-- Data for processing start --

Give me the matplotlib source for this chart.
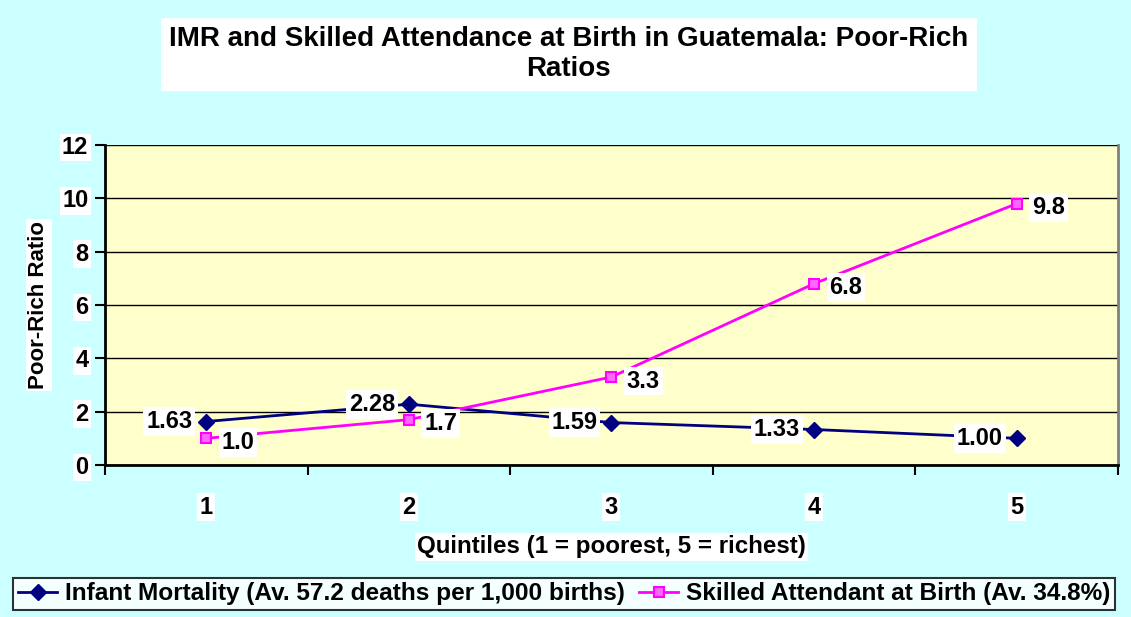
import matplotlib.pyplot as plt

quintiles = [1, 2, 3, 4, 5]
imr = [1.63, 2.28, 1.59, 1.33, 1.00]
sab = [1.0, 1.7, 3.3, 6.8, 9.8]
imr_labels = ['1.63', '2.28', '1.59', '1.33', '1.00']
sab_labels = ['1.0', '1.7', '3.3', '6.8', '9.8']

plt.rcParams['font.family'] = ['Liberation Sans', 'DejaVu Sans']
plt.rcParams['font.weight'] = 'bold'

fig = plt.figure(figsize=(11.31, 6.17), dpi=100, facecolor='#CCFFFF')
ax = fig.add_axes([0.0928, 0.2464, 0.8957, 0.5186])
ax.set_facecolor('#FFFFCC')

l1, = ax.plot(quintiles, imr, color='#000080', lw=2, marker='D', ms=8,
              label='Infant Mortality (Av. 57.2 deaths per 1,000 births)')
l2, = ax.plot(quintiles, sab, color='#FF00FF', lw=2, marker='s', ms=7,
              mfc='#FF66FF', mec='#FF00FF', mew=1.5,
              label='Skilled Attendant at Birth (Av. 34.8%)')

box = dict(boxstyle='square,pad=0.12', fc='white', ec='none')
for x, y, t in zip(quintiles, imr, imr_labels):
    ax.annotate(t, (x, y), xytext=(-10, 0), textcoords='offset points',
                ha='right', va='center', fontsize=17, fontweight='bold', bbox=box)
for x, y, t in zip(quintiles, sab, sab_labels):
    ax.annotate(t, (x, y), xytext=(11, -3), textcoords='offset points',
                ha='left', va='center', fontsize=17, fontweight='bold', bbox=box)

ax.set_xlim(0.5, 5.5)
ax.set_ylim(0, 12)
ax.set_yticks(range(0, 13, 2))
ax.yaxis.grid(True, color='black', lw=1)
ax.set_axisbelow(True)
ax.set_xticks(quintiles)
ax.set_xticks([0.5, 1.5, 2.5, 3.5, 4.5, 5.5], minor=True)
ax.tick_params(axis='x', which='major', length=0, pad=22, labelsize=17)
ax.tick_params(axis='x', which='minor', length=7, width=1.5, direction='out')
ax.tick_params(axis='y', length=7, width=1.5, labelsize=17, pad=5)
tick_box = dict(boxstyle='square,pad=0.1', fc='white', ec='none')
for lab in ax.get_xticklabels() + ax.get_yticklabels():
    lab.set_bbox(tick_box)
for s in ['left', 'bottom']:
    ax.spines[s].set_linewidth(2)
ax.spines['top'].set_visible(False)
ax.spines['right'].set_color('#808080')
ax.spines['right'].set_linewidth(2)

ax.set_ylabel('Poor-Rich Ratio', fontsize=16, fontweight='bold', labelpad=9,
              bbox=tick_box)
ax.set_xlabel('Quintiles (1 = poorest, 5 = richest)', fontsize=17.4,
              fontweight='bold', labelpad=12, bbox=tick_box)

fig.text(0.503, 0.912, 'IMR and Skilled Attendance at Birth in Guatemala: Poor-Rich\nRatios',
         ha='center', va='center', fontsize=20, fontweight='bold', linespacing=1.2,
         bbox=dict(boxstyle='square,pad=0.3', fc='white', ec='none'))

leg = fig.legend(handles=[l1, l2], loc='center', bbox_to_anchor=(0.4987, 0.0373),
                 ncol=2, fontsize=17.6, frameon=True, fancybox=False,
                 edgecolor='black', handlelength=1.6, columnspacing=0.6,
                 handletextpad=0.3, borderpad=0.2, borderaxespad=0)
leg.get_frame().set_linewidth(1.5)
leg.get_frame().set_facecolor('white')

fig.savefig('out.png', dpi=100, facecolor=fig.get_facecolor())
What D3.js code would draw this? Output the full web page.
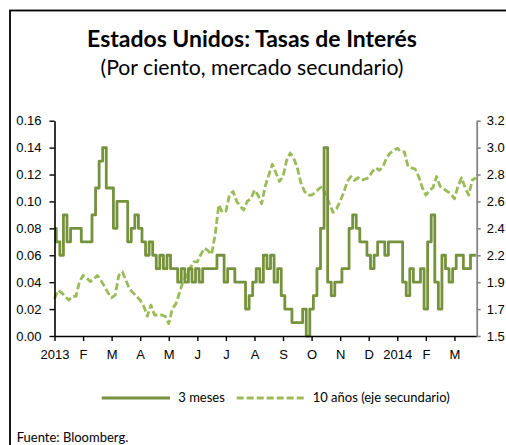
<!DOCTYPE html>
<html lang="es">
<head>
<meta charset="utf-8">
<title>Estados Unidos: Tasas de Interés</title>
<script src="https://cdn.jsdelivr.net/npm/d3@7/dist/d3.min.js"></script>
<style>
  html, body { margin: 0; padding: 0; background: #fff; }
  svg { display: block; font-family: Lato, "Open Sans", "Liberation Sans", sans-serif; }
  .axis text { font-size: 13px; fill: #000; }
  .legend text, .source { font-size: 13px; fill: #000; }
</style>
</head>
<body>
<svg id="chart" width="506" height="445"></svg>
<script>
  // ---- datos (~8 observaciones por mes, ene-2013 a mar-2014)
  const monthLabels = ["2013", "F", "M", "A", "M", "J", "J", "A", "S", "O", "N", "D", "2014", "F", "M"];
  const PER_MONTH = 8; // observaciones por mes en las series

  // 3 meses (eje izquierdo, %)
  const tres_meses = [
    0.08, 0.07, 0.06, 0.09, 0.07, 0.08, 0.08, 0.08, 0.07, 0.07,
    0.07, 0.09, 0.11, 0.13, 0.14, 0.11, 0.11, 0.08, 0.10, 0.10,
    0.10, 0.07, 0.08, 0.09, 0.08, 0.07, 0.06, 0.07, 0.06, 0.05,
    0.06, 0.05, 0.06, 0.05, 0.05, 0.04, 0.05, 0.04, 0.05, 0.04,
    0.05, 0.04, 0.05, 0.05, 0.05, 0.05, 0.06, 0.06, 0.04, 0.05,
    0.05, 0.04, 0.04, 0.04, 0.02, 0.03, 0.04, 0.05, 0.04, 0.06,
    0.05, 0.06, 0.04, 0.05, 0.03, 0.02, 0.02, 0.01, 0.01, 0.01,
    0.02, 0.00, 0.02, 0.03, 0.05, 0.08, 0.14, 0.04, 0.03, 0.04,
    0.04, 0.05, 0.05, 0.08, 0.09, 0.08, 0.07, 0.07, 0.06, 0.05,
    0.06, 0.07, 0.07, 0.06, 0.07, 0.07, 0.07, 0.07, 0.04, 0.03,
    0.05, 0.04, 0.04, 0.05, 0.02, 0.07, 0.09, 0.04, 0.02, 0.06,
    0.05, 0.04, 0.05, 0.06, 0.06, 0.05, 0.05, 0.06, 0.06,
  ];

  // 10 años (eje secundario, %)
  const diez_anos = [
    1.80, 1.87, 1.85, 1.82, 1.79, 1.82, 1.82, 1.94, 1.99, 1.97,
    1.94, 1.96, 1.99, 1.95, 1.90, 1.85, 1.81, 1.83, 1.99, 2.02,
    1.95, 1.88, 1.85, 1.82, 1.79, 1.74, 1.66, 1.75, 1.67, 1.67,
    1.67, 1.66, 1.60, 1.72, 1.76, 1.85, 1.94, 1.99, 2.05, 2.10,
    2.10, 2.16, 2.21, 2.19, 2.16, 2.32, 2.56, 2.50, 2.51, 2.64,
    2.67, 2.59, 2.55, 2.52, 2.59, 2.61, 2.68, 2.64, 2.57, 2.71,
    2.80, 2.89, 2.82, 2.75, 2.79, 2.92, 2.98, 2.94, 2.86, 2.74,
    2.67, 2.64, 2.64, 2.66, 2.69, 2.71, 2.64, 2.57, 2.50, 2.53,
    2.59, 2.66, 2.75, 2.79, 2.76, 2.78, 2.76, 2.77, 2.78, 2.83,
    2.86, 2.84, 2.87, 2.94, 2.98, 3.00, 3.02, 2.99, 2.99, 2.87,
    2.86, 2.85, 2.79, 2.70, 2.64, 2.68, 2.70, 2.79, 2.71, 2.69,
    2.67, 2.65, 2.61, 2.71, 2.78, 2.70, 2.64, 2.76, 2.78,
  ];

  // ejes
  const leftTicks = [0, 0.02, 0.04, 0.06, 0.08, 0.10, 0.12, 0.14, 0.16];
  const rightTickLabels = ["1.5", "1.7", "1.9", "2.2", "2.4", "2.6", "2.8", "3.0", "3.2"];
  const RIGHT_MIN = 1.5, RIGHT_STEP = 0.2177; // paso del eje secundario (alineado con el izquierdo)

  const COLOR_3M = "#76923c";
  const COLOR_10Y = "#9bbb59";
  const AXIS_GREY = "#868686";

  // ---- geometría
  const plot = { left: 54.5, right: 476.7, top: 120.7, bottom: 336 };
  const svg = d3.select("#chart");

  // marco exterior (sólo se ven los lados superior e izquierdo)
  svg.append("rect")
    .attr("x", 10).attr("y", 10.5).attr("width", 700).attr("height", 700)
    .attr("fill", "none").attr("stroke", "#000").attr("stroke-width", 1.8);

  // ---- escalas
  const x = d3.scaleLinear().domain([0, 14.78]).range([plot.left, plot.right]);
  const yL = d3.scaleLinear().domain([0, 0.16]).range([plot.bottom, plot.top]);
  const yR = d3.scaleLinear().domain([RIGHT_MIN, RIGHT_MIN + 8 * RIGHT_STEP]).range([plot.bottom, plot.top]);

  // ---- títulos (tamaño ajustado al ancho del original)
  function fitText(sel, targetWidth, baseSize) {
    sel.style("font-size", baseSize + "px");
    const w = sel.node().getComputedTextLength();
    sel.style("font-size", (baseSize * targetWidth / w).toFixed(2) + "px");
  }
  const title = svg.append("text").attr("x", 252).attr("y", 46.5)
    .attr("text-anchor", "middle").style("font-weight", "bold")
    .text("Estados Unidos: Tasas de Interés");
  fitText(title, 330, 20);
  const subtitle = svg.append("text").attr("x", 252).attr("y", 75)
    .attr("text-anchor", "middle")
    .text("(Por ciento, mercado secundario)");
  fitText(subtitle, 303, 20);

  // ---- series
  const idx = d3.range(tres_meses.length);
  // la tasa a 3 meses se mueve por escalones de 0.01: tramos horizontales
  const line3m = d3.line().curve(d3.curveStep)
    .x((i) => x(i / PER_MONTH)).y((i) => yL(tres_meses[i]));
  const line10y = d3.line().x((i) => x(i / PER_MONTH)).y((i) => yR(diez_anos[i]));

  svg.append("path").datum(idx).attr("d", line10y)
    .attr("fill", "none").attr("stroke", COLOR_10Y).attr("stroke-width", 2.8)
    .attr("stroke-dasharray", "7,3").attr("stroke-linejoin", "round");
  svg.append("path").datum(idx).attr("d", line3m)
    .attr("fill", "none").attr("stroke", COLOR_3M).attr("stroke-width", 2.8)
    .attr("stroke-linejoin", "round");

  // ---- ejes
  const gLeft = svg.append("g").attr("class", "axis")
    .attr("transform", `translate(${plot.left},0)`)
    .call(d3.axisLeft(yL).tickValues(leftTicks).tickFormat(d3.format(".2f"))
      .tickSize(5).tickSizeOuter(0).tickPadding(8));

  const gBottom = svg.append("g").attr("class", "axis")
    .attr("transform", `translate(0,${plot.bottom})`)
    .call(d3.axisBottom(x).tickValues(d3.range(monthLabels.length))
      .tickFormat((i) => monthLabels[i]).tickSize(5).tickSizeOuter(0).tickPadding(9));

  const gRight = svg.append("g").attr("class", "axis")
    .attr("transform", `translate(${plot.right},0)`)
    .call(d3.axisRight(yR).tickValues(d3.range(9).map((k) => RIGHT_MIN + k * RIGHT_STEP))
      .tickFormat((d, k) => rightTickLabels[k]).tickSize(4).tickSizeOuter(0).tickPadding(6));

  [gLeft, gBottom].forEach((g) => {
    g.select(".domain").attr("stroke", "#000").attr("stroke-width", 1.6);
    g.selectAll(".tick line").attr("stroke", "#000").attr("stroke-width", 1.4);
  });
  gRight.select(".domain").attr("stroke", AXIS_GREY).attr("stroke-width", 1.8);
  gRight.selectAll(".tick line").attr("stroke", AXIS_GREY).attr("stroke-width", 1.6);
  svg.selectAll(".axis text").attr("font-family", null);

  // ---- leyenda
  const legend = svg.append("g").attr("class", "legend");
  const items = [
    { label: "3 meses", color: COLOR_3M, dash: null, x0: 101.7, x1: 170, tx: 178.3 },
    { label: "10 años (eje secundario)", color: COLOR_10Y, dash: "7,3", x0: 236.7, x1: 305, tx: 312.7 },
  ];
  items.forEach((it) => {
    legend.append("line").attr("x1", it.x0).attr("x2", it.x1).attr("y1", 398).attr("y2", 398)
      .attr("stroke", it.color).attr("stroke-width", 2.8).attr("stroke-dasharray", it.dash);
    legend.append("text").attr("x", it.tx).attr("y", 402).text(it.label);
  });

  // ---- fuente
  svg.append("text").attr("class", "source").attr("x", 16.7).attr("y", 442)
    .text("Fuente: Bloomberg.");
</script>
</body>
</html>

-- Data for processing end --
-- Data for processing start --

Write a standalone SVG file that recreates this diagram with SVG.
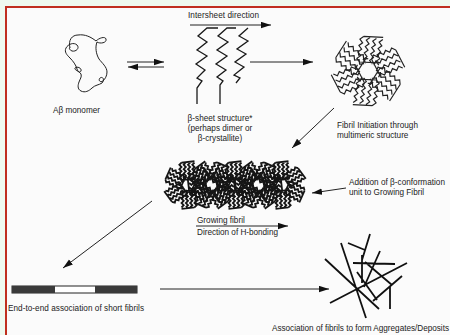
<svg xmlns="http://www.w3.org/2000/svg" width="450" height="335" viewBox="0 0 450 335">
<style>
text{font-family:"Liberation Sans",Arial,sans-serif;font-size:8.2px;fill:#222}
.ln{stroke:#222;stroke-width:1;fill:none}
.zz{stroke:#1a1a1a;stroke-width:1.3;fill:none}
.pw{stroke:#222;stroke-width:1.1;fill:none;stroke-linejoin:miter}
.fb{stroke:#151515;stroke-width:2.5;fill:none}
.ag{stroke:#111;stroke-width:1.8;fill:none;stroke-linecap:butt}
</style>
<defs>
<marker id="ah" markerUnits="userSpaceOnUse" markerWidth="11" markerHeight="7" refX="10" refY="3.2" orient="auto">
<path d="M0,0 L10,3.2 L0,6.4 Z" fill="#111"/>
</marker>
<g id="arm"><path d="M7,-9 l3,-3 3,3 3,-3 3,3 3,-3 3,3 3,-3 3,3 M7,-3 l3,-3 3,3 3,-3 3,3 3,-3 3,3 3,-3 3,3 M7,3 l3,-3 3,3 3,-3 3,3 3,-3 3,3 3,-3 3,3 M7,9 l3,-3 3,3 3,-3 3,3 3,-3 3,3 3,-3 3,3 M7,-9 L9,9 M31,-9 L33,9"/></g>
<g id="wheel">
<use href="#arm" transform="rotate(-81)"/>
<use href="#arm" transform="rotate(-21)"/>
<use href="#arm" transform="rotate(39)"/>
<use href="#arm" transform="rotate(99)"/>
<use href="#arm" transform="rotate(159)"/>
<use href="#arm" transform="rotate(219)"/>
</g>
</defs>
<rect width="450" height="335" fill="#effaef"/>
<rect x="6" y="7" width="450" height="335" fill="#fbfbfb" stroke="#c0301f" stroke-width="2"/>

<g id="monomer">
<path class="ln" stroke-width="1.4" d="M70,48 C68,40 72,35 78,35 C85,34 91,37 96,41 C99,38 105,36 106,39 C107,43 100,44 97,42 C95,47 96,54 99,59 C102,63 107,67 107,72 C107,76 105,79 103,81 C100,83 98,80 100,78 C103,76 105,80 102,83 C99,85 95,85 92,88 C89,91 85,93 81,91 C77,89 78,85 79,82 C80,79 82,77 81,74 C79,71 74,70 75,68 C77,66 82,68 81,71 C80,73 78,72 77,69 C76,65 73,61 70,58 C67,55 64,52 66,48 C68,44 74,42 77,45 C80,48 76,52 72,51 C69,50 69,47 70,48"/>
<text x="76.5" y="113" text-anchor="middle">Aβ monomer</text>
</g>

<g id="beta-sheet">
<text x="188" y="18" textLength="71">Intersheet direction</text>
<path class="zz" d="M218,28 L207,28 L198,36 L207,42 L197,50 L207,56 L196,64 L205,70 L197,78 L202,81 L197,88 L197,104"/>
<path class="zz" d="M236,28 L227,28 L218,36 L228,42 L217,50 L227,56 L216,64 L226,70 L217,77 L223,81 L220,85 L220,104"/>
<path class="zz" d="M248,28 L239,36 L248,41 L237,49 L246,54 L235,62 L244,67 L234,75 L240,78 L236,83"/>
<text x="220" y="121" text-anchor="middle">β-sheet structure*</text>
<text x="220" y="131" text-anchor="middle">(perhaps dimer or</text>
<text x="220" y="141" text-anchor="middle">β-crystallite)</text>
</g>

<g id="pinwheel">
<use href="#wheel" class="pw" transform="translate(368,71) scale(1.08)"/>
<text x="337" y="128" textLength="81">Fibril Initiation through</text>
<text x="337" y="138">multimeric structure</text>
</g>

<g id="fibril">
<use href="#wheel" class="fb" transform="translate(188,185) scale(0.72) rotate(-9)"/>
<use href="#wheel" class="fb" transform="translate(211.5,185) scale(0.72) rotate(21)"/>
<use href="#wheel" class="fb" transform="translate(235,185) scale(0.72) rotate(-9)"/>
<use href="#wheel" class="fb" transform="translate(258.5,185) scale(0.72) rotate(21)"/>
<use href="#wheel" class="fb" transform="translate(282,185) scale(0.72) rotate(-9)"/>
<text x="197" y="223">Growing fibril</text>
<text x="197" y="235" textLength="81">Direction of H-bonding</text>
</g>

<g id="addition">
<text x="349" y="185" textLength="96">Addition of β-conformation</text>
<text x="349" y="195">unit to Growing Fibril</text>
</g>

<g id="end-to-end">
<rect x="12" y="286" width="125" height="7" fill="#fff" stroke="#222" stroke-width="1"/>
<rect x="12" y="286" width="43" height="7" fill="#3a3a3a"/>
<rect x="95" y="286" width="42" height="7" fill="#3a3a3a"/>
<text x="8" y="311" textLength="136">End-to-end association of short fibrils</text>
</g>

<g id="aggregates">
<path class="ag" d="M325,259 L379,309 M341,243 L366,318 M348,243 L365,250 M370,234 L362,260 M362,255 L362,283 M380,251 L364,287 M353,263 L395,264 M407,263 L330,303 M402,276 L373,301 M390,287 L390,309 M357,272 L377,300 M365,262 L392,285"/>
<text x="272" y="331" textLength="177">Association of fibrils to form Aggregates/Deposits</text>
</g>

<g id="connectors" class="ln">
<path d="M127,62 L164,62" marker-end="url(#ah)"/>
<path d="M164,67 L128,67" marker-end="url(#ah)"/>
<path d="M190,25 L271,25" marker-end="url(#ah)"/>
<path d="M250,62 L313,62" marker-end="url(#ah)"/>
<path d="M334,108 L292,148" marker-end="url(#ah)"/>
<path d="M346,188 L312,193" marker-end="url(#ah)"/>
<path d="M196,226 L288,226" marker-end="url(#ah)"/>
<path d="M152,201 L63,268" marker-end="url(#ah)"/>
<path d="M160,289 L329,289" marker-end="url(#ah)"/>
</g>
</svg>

-- Data for processing end --
-- Data for processing start --

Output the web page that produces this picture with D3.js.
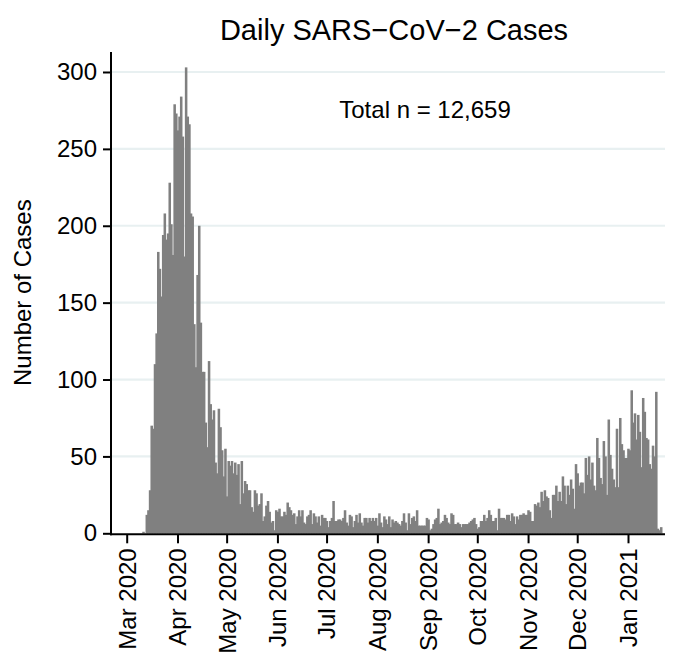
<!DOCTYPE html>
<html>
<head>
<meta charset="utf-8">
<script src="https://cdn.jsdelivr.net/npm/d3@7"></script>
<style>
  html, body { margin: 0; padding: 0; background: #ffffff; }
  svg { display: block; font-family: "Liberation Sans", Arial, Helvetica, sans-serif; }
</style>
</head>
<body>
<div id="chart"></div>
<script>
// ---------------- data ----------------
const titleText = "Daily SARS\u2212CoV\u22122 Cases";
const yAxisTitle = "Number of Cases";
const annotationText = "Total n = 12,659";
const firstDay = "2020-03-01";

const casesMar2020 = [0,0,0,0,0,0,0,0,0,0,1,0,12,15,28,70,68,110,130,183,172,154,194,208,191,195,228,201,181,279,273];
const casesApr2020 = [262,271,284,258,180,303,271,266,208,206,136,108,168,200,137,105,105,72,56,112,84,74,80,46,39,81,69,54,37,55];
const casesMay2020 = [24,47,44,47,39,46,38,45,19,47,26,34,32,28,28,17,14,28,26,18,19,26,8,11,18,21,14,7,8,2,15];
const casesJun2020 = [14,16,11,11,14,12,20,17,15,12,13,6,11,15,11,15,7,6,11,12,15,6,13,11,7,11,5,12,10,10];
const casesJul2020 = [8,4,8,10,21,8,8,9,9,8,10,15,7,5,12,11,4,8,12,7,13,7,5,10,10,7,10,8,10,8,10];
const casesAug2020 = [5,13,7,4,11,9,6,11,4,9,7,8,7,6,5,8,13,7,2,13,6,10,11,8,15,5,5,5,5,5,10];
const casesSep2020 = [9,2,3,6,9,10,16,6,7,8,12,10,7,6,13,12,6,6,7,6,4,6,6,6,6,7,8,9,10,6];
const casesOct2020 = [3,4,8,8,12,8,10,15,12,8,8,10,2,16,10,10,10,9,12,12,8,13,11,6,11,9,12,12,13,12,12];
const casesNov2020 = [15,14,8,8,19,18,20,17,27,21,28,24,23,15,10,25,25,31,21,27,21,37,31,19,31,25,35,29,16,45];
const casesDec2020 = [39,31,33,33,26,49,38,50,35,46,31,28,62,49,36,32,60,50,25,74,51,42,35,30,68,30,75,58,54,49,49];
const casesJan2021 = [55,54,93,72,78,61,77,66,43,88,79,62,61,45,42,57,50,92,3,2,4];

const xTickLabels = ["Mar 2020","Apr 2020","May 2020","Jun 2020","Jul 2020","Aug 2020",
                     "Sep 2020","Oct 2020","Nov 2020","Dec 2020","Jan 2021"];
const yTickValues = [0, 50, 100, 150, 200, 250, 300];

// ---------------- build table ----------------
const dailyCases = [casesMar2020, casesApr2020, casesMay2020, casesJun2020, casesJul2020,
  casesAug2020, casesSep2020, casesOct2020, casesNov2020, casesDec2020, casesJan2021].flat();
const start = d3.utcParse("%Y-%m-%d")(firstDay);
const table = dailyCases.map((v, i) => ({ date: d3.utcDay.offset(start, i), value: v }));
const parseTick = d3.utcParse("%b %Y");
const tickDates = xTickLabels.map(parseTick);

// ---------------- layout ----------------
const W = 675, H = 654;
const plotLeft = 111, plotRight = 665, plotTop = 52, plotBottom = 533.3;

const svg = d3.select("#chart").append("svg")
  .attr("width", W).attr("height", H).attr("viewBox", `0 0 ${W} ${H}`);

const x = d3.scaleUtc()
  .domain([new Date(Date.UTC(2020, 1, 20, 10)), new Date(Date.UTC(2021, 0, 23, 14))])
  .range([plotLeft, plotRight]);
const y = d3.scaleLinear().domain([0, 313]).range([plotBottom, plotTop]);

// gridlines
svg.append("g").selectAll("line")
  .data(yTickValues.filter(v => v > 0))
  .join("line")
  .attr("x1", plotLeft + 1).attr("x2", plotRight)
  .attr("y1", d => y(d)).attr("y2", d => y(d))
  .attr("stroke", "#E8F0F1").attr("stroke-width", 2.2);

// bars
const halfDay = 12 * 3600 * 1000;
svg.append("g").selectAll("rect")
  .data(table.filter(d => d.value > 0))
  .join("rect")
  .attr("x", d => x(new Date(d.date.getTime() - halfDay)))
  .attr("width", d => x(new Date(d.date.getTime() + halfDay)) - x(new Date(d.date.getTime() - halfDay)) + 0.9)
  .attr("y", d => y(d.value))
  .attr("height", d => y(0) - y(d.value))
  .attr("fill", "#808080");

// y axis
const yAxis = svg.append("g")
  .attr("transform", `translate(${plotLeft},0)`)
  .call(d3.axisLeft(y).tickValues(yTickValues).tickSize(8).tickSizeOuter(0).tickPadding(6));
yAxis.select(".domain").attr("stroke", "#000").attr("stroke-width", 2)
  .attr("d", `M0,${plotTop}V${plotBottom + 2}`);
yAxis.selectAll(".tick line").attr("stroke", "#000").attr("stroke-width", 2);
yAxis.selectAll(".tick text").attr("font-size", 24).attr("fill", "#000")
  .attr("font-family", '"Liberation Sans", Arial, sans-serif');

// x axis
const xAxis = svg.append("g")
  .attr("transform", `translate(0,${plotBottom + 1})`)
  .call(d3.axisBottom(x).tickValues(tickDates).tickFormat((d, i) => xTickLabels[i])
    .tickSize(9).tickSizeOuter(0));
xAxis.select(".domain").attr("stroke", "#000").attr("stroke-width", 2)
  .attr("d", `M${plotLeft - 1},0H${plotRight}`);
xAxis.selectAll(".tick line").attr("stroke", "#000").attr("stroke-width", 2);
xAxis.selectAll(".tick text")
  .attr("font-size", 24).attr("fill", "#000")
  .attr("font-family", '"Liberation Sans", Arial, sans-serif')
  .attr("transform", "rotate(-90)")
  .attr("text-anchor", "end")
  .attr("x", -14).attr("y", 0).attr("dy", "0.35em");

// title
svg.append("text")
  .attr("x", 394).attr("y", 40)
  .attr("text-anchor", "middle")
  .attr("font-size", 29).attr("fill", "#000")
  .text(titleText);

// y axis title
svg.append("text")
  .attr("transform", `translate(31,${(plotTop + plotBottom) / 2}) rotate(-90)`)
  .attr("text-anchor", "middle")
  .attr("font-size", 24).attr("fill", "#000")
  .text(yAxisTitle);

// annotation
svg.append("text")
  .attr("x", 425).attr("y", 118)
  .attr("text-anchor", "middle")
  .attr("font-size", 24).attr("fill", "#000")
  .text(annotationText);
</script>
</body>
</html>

-- Data for processing end --

Instructions for the task
Your job is to reproduce the lines from the one with "Give me the matplotlib source for this chart." through the one with "ax.set_facecolor('#FFFFCC')", both kept, exactly as they are. Leave out the pictures.

Written solution
Give me the matplotlib source for this chart.
import matplotlib.pyplot as plt

quintiles = [1, 2, 3, 4, 5]
imr = [1.63, 2.28, 1.59, 1.33, 1.00]
sab = [1.0, 1.7, 3.3, 6.8, 9.8]
imr_labels = ['1.63', '2.28', '1.59', '1.33', '1.00']
sab_labels = ['1.0', '1.7', '3.3', '6.8', '9.8']

plt.rcParams['font.family'] = ['Liberation Sans', 'DejaVu Sans']
plt.rcParams['font.weight'] = 'bold'

fig = plt.figure(figsize=(11.31, 6.17), dpi=100, facecolor='#CCFFFF')
ax = fig.add_axes([0.0928, 0.2464, 0.8957, 0.5186])
ax.set_facecolor('#FFFFCC')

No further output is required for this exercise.